The research was motivated by earlier work by Suki Manabe and Richard Wetherald, who in 1967 used a simple climate model to study how CO2 from fossil fuel burning might change atmospheric temperature. Their modeling found a very distinctive feature: an increase in CO2 levels led to more trapping of heat in the troposphere (the lowest layer of Earth's atmosphere) and less heat escaping higher up into the stratosphere (the layer above the troposphere), thus warming the troposphere and cooling the stratosphere. This prediction of tropospheric warming and stratospheric cooling in response to increasing CO2 has been confirmed many times by more complex models and verified by comparing model results with global-mean atmospheric temperature observations from weather balloons and satellites.

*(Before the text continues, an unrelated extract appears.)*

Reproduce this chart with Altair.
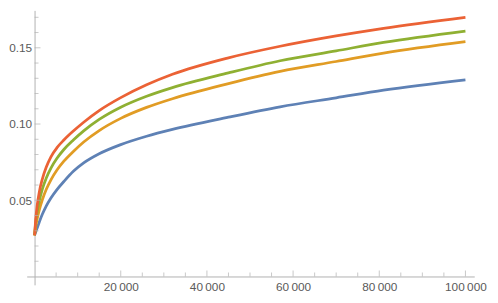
import altair as alt
import pandas as pd

# ---- data ----
x_common = [0, 250, 600, 1100, 1800, 2700, 3800, 5200, 6800, 9000, 11400, 15000, 20000,
            26000, 32000, 45000, 57000, 70000, 81000, 100000]

x_blue = x_common
y_blue = [0.027, 0.029, 0.0318, 0.0358, 0.0408, 0.0462, 0.0515, 0.057, 0.0623, 0.069, 0.0745,
          0.0805, 0.0865, 0.092, 0.0965, 0.1045, 0.1113, 0.1172, 0.1222, 0.129]

x_orange = x_common
y_orange = [0.027, 0.0325, 0.0377, 0.0437, 0.0503, 0.057, 0.0634, 0.0698, 0.0756, 0.082, 0.0882,
            0.0957, 0.1037, 0.1109, 0.1166, 0.1265, 0.1345, 0.141, 0.1465, 0.154]

x_green = x_common
y_green = [0.027, 0.035, 0.0424, 0.0496, 0.0573, 0.0645, 0.0711, 0.0775, 0.0833, 0.0895, 0.0955,
           0.103, 0.111, 0.1182, 0.1239, 0.1335, 0.1415, 0.148, 0.1535, 0.161]

x_red = x_common
y_red = [0.027, 0.037, 0.0465, 0.0555, 0.0639, 0.0716, 0.0785, 0.0845, 0.0895, 0.0954, 0.1012,
         0.1088, 0.1173, 0.1257, 0.1326, 0.1434, 0.151, 0.1578, 0.1628, 0.170]

series_names = ["s1", "s2", "s3", "s4"]
series_colors = ["#5E81B5", "#E19C24", "#8FB032", "#EB6235"]

x_major_ticks = [20000, 40000, 60000, 80000, 100000]
x_minor_ticks = [5000, 10000, 15000, 25000, 30000, 35000, 45000, 50000, 55000,
                 65000, 70000, 75000, 85000, 90000, 95000]
y_major_ticks = [0.05, 0.10, 0.15]
y_minor_ticks = [0.01, 0.02, 0.03, 0.04, 0.06, 0.07, 0.08, 0.09,
                 0.11, 0.12, 0.13, 0.14, 0.16, 0.17]

x_domain = [-1830, 102050]
y_domain = [-0.00548, 0.17452]

# ---- build tables ----
frames = []
for name, xs, ys in zip(series_names,
                        [x_blue, x_orange, x_green, x_red],
                        [y_blue, y_orange, y_green, y_red]):
    frames.append(pd.DataFrame({"x": xs, "y": ys, "series": name}))
df = pd.concat(frames, ignore_index=True)

xscale = alt.Scale(domain=x_domain, nice=False, zero=False)
yscale = alt.Scale(domain=y_domain, nice=False, zero=False)

AXIS_COLOR = "#b0b0b0"
LABEL_COLOR = "#5a5a5a"

xaxis = alt.Axis(
    values=x_major_ticks, title=None, grid=False, ticks=False, tickSize=0,
    offset=-8.5, domainColor=AXIS_COLOR, labelColor=LABEL_COLOR,
    labelFontSize=12, labelFont="Liberation Sans", labelPadding=5,
    labelFlush=False, labelOverlap=False,
    labelExpr="replace(format(datum.value, ','), ',', '\u2009')")
yaxis = alt.Axis(
    values=y_major_ticks, title=None, grid=False, ticks=False, tickSize=0,
    offset=-8, domainColor=AXIS_COLOR, labelColor=LABEL_COLOR,
    labelFontSize=12, labelFont="Liberation Sans", labelPadding=3,
    labelFlush=False, labelOverlap=False, format=".2f")

lines = alt.Chart(df).mark_line(strokeWidth=2.8, interpolate="monotone").encode(
    x=alt.X("x:Q", scale=xscale, axis=xaxis, title=None),
    y=alt.Y("y:Q", scale=yscale, axis=yaxis, title=None),
    color=alt.Color("series:N", scale=alt.Scale(domain=series_names, range=series_colors), legend=None),
    order=alt.Order("x:Q"),
)


def xticks(vals, length):
    return alt.Chart(pd.DataFrame({"v": vals})).mark_tick(
        orient="vertical", size=length, thickness=1, color=AXIS_COLOR, yOffset=-length / 2
    ).encode(
        x=alt.X("v:Q", scale=xscale, axis=xaxis, title=None),
        y=alt.YDatum(0, type="quantitative", scale=yscale, axis=yaxis, title=None),
    )


def yticks(vals, length):
    return alt.Chart(pd.DataFrame({"v": vals})).mark_tick(
        orient="horizontal", size=length, thickness=1, color=AXIS_COLOR, xOffset=length / 2
    ).encode(
        y=alt.Y("v:Q", scale=yscale, axis=yaxis, title=None),
        x=alt.XDatum(0, type="quantitative", scale=xscale, axis=xaxis, title=None),
    )


chart = alt.layer(
    lines,
    xticks(x_major_ticks, 6), xticks(x_minor_ticks, 4),
    yticks(y_major_ticks, 6), yticks(y_minor_ticks, 4),
).properties(
    width=455, height=279,
    autosize=alt.AutoSizeParams(type="none"),
    padding={"left": 19, "top": 0, "right": 16, "bottom": 16},
).configure_view(stroke=None)

chart.save("out.html", embed_options={"renderer": "svg", "actions": False})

Although these earlier studies considered global-mean temperature changes in the middle and upper stratosphere, roughly 25 to 50 kilometers above Earth's surface, they did not look at detailed patterns of climate change in this layer. This region can be better studied now because of improved simulations and satellite data. The new research is the first to search for human-caused climate change patterns -- also called "fingerprints" -- in the middle and upper stratosphere.

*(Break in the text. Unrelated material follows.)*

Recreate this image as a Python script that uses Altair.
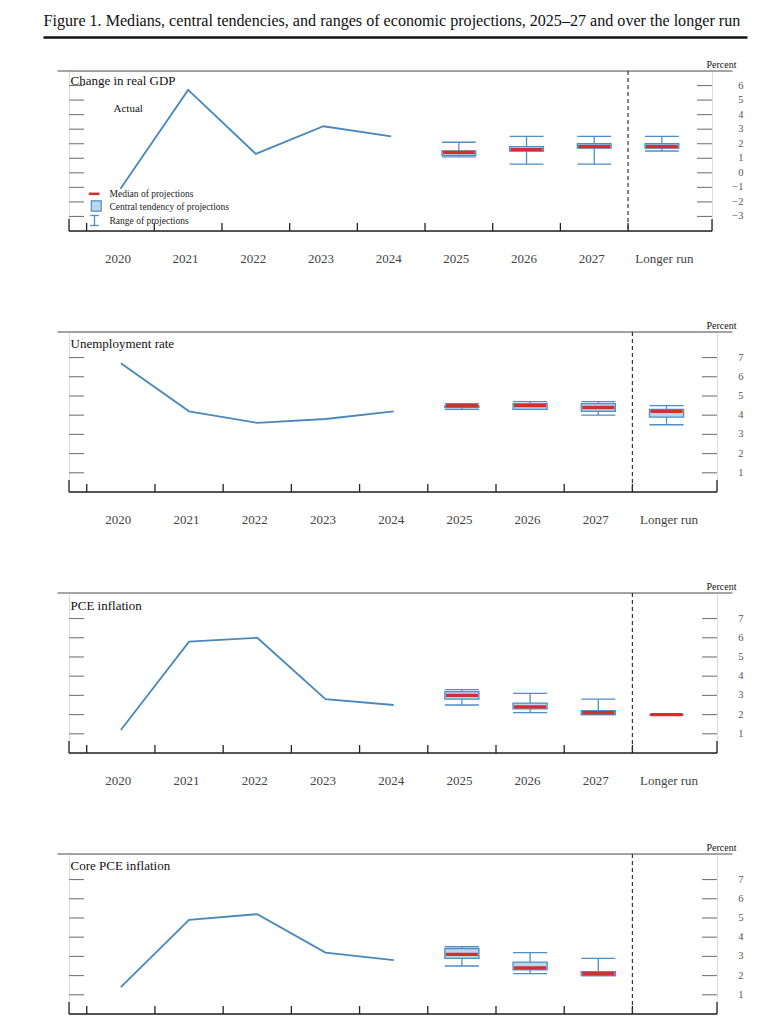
import altair as alt
import pandas as pd

# ---------------- data ----------------
categories = ["2020", "2021", "2022", "2023", "2024", "2025", "2026", "2027", "Longer run"]
actual_years = ["2020", "2021", "2022", "2023", "2024"]
proj_cats = ["2025", "2026", "2027", "Longer run"]

panel_titles = ["Change in real GDP", "Unemployment rate", "PCE inflation", "Core PCE inflation"]

gdp_actual = [-1.1, 5.7, 1.3, 3.2, 2.5]
unemp_actual = [6.7, 4.2, 3.6, 3.8, 4.2]
pce_actual = [1.2, 5.8, 6.0, 2.8, 2.5]
core_actual = [1.4, 4.9, 5.2, 3.2, 2.8]

gdp_median = [1.4, 1.6, 1.8, 1.8]
gdp_ct_lo = [1.2, 1.5, 1.7, 1.7]
gdp_ct_hi = [1.5, 1.8, 2.0, 2.0]
gdp_r_lo = [1.1, 0.6, 0.6, 1.5]
gdp_r_hi = [2.1, 2.5, 2.5, 2.5]

unemp_median = [4.5, 4.5, 4.4, 4.2]
unemp_ct_lo = [4.4, 4.3, 4.2, 3.9]
unemp_ct_hi = [4.5, 4.6, 4.6, 4.3]
unemp_r_lo = [4.3, 4.3, 4.0, 3.5]
unemp_r_hi = [4.6, 4.7, 4.7, 4.5]

pce_median = [3.0, 2.4, 2.1, 2.0]
pce_ct_lo = [2.8, 2.3, 2.0, 2.0]
pce_ct_hi = [3.2, 2.6, 2.2, 2.0]
pce_r_lo = [2.5, 2.1, 2.0, 2.0]
pce_r_hi = [3.3, 3.1, 2.8, 2.0]

core_median = [3.1, 2.4, 2.1]
core_ct_lo = [2.9, 2.3, 2.0]
core_ct_hi = [3.4, 2.7, 2.2]
core_r_lo = [2.5, 2.1, 2.0]
core_r_hi = [3.5, 3.2, 2.9]

gdp_ticks = [-3, -2, -1, 0, 1, 2, 3, 4, 5, 6]
level_ticks = [1, 2, 3, 4, 5, 6, 7]

legend_labels = ["Median of projections", "Central tendency of projections", "Range of projections"]
figure_title = "Figure 1. Medians, central tendencies, and ranges of economic projections, 2025\u201327 and over the longer run"

# ---------------- style ----------------
FONT = "Liberation Serif"
BLUE = "#4a88ba"
BOX_FILL = "#bcd6ee"
BOX_STROKE = "#4f8dc4"
RED = "#d22f2f"
H = 160
X_DOM = [-0.26, 9.24]
bounds = list(range(0, 9))

one = pd.DataFrame({"a": [0]})


def make_panel(title, actual, med, ctl, cth, rl, rh, dom, ticks, width, title_y, right_pad,
               first=False, show_xlabels=True):
    xs = alt.Scale(domain=X_DOM, nice=False, zero=False)
    ys = alt.Scale(domain=dom, nice=False, zero=False)

    act = pd.DataFrame({"cat": actual_years, "val": actual})
    act["pos"] = [categories.index(c) + 0.5 for c in act["cat"]]

    n = len(med)
    pr = pd.DataFrame({"cat": proj_cats[:n], "med": med, "ctl": ctl, "cth": cth, "rl": rl, "rh": rh})
    pr["pos"] = [categories.index(c) + 0.5 for c in pr["cat"]]

    cat_df = pd.DataFrame({"cat": categories})
    cat_df["pos"] = [i + 0.5 for i in range(len(categories))]

    tick_df = pd.DataFrame({"v": ticks})
    bnd_df = pd.DataFrame({"b": bounds})
    end_df = pd.DataFrame({"b": X_DOM})
    dash_df = pd.DataFrame({"b": [8]})

    line = alt.Chart(act).mark_line(color=BLUE, strokeWidth=1.8).encode(
        x=alt.X("pos:Q", scale=xs, axis=None),
        y=alt.Y("val:Q", scale=ys, axis=None),
    )

    # right-hand y labels, placed through the y scale
    ylab = alt.Chart(tick_df).mark_text(baseline="middle", align="right", fontSize=10.5, font=FONT,
                                        color="#555").encode(
        y=alt.Y("v:Q", scale=ys, axis=None), x=alt.value(width + right_pad),
        text=alt.Text("v:Q", format="d"))

    base_line = alt.Chart(one).mark_rule(color="#222", strokeWidth=1.3).encode(
        x=alt.value(0), x2=alt.value(width), y=alt.value(H))
    top_rule = alt.Chart(one).mark_rule(color="#888", strokeWidth=1.3).encode(
        x=alt.value(-11.5), x2=alt.value(663.5), y=alt.value(0))
    percent = alt.Chart(one).mark_text(align="right", baseline="alphabetic", fontSize=10, font=FONT,
                                       color="#111").encode(
        x=alt.value(667.5), y=alt.value(-3), text=alt.value("Percent"))
    ptitle = alt.Chart(one).mark_text(align="left", baseline="middle", fontSize=13, font=FONT, color="#111").encode(
        x=alt.value(1.5), y=alt.value(title_y), text=alt.value(title))

    lt = alt.Chart(tick_df).mark_rule(color="#777", strokeWidth=1.1).encode(
        y=alt.Y("v:Q", scale=ys, axis=None), x=alt.value(0), x2=alt.value(15))
    rt = alt.Chart(tick_df).mark_rule(color="#777", strokeWidth=1.1).encode(
        y=alt.Y("v:Q", scale=ys, axis=None), x=alt.value(width - 15), x2=alt.value(width))

    bt = alt.Chart(bnd_df).mark_rule(color="#222", strokeWidth=1.3).encode(
        x=alt.X("b:Q", scale=xs, axis=None), y=alt.value(H), y2=alt.value(H - 8))
    et = alt.Chart(end_df).mark_rule(color="#222", strokeWidth=1.3).encode(
        x=alt.X("b:Q", scale=xs, axis=None), y=alt.value(H), y2=alt.value(H - 12))
    dl = alt.Chart(dash_df).mark_rule(color="#333", strokeWidth=1.2, strokeDash=[4, 3]).encode(
        x=alt.X("b:Q", scale=xs, axis=None), y=alt.value(0), y2=alt.value(H))

    base = alt.Chart(pr).transform_calculate(xl="datum.pos - 0.25", xr="datum.pos + 0.25",
                                             xml="datum.pos - 0.235", xmr="datum.pos + 0.235")
    rng = base.mark_rule(color=BOX_STROKE, strokeWidth=1.3).encode(
        x=alt.X("pos:Q", scale=xs, axis=None), y=alt.Y("rl:Q", scale=ys, axis=None), y2="rh:Q")
    cap_lo = base.mark_rule(color=BOX_STROKE, strokeWidth=1.3).encode(
        x=alt.X("xl:Q", scale=xs, axis=None), x2="xr:Q", y=alt.Y("rl:Q", scale=ys, axis=None))
    cap_hi = base.mark_rule(color=BOX_STROKE, strokeWidth=1.3).encode(
        x=alt.X("xl:Q", scale=xs, axis=None), x2="xr:Q", y=alt.Y("rh:Q", scale=ys, axis=None))
    box = base.mark_rect(fill=BOX_FILL, stroke=BOX_STROKE, strokeWidth=1.3).encode(
        x=alt.X("xl:Q", scale=xs, axis=None), x2="xr:Q",
        y=alt.Y("ctl:Q", scale=ys, axis=None), y2="cth:Q")
    mline = base.mark_rule(color=RED, strokeWidth=3.3).encode(
        x=alt.X("xml:Q", scale=xs, axis=None), x2="xmr:Q", y=alt.Y("med:Q", scale=ys, axis=None))

    layers = [line, ylab, base_line, top_rule, percent, ptitle, lt, rt, bt, et, dl,
              rng, cap_lo, cap_hi, box, mline]

    if show_xlabels:
        # x labels (categories), placed through the x scale
        xlab_years = alt.Chart(cat_df).transform_filter(alt.datum.cat != "Longer run").mark_text(
            baseline="middle", align="center", fontSize=13, font=FONT, color="#444", dx=-2.5).encode(
            x=alt.X("pos:Q", scale=xs, axis=None), y=alt.value(H + 28), text="cat:N")
        xlab_lr = alt.Chart(cat_df).transform_filter(alt.datum.cat == "Longer run").mark_text(
            baseline="middle", align="center", fontSize=13, font=FONT, color="#444", dx=2.5).encode(
            x=alt.X("pos:Q", scale=xs, axis=None), y=alt.value(H + 28), text="cat:N")
        layers += [xlab_years, xlab_lr]

    if first:
        ft = alt.Chart(one).mark_text(align="left", baseline="middle", fontSize=16.1, font=FONT, color="#111").encode(
            x=alt.value(-25.5), y=alt.value(-50.5), text=alt.value(figure_title))
        frule = alt.Chart(one).mark_rule(color="#111", strokeWidth=2.6).encode(
            x=alt.value(-25.5), x2=alt.value(678.5), y=alt.value(-33.5))
        actual_lbl = alt.Chart(one).mark_text(align="left", baseline="middle", fontSize=11, font=FONT, color="#111").encode(
            x=alt.value(44.5), y=alt.value(37.8), text=alt.value("Actual"))
        lg_dash = alt.Chart(one).mark_rule(color=RED, strokeWidth=2.5).encode(
            x=alt.value(19.8), x2=alt.value(30.5), y=alt.value(122.8))
        lg_box = alt.Chart(one).mark_rect(fill=BOX_FILL, stroke=BOX_STROKE, strokeWidth=1.2).encode(
            x=alt.value(22.3), x2=alt.value(32.2), y=alt.value(129.8), y2=alt.value(140.2))
        lg_stem = alt.Chart(one).mark_rule(color=BOX_STROKE, strokeWidth=1.3).encode(
            x=alt.value(25.5), y=alt.value(144.5), y2=alt.value(154.5))
        lg_cap1 = alt.Chart(one).mark_rule(color=BOX_STROKE, strokeWidth=1.3).encode(
            x=alt.value(21.2), x2=alt.value(29.8), y=alt.value(144.5))
        lg_cap2 = alt.Chart(one).mark_rule(color=BOX_STROKE, strokeWidth=1.3).encode(
            x=alt.value(21.2), x2=alt.value(29.8), y=alt.value(154.5))
        texts = []
        for lbl, yy in zip(legend_labels, [122.8, 135.6, 150.2]):
            texts.append(alt.Chart(one).mark_text(align="left", baseline="middle", fontSize=9.5, font=FONT,
                                                  color="#222").encode(
                x=alt.value(40.5), y=alt.value(yy), text=alt.value(lbl)))
        layers += [ft, frule, actual_lbl, lg_dash, lg_box, lg_stem, lg_cap1, lg_cap2] + texts

    return alt.layer(*layers).properties(width=width, height=H)


p1 = make_panel(panel_titles[0], gdp_actual, gdp_median, gdp_ct_lo, gdp_ct_hi, gdp_r_lo, gdp_r_hi,
                [-4, 7], gdp_ticks, 643, 10, 31.5, first=True)
p2 = make_panel(panel_titles[1], unemp_actual, unemp_median, unemp_ct_lo, unemp_ct_hi, unemp_r_lo, unemp_r_hi,
                [0, 8.33], level_ticks, 648, 12.3, 26.5)
p3 = make_panel(panel_titles[2], pce_actual, pce_median, pce_ct_lo, pce_ct_hi, pce_r_lo, pce_r_hi,
                [0, 8.33], level_ticks, 648, 12.7, 26.5)
p4 = make_panel(panel_titles[3], core_actual, core_median, core_ct_lo, core_ct_hi, core_r_lo, core_r_hi,
                [0, 8.33], level_ticks, 648, 12, 26.5, show_xlabels=False)

chart = alt.vconcat(p1, p2, p3, p4, spacing=101, bounds="flush").properties(
    padding={"left": 33, "top": 4, "right": 10, "bottom": 10}
).configure_view(stroke=None).configure(font=FONT, background="white")

chart.save("out.html", embed_options={"renderer": "svg", "actions": False})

"The human fingerprints in temperature changes in the mid to upper stratosphere due to CO2 increases are truly exceptional because they are so large and so different from temperature changes there due to internal variability and natural external forcing. These unique fingerprints make it possible to detect the human impact on climate change due to CO2 in a short period of time (~10 -- 15 years) with high confidence," stated co-author Qiang Fu, a professor in the Department of Atmospheric Sciences at the University of Washington.
"The world has been reeling under climate change, so being as confident as possible of the role of carbon dioxide is critical," said co-author Susan Solomon, Martin Professor of Environmental Studies at the Massachusetts Institute of Technology. "The fact that observations show not only a warming troposphere but also a strongly cooling upper stratosphere is unique tell-tale evidence that nails the dominant role of carbon dioxide in climate change and greatly increases confidence."
Santer said that although it is intellectually gratifying to be able to extend fingerprinting higher up into the atmosphere to test the prediction by Manabe and Wetherald, it is also deeply concerning.
"As someone who tries to understand the kind of world that future generations are going to inhabit, these results make me very worried. We are fundamentally changing the thermal structure of Earth's atmosphere, and there is no joy in recognizing that," Santer said.
"This study shows that the real world has changed in a way that simply cannot be explained by natural causes," Santer added. "We now face important decisions, in the United States and globally, on what to do about climate change. I hope those decisions are based on our best scientific understanding of the reality and seriousness of human effects on climate."
Funding for the study was provided by National Science Foundation, National Oceanic and Atmospheric Administration, U.S. Department of Energy, and the Francis E. Fowler IV Center for Ocean and Climate at Woods Hole Oceanographic Institution.